Monday, January 2, 2023

A Quiet Refutation of ‘Net Zero’ Carbon Emissions

Two energy reports show the U.S. is burdening and dismantling its grid to achieve an impossible goal

By Steve Milloy. He is a senior fellow with the Energy and Environment Legal Institute. Excerpts:

"In September, the Electric Power Research Institute, the research arm of the U.S. electric utility industry, released a report titled “Net-Zero 2050: U.S. Economy-Wide Deep Decarbonization Scenario Analysis.”

The EPRI report concludes that the utility industry can’t attain net zero. “This study shows that clean electricity plus direct electrification and efficiency . . . are not sufficient by themselves to achieve net-zero economy-wide emissions.”

"In other words, no amount of wind turbines, solar panels, hydropower, nuclear power, battery power, electrification of fossil-fuel technologies or energy-efficiency technologies will get us to net zero by 2050.

Even to achieve “deep decarbonization”—which isn’t net zero—by 2050, EPRI says, “a broad portfolio of options that includes low-carbon fuels and carbon removal technologies will be required.”
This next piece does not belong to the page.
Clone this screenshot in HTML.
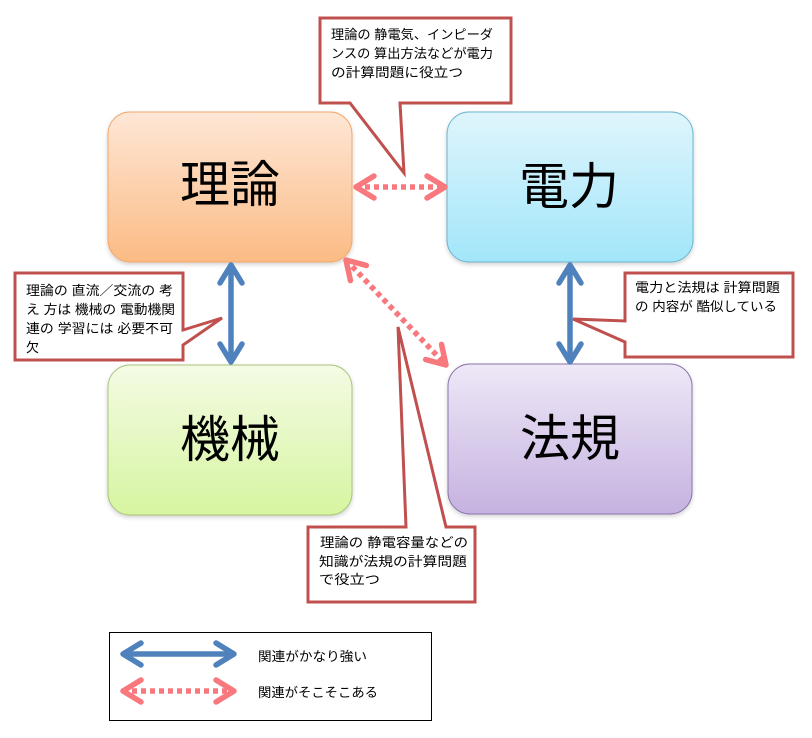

But “low-carbon fuels”—efficient biofuels—don’t exist. “Carbon removal technologies” aren’t possible to scale up, and if they were, it would cost about $1 quadrillion—a million billion dollars—at today’s prices to remove the 1.6 trillion tons of atmospheric carbon dioxide that U.S. climate envoy John Kerry said needs to be sucked “out of the atmosphere even after we get to net zero.”

There’s more. The EPRI report states: “This study does not include a detailed assessment of factors such as supply chain constraints [and] operational reliability and resiliency” of a net-zero electricity grid."

"The other recent report is “2022 Long-Term Reliability Assessment” from the North American Electric Reliability Corp., a government-certified grid-reliability and standard-setting group. NERC concluded that fossil-fuel plants are being removed from the grid too fast to meet continuing electricity demand, and that is putting most of the country at risk of grid failure and blackouts during extreme weather. The U.S. just got another taste of this during the Christmas electric-grid emergency."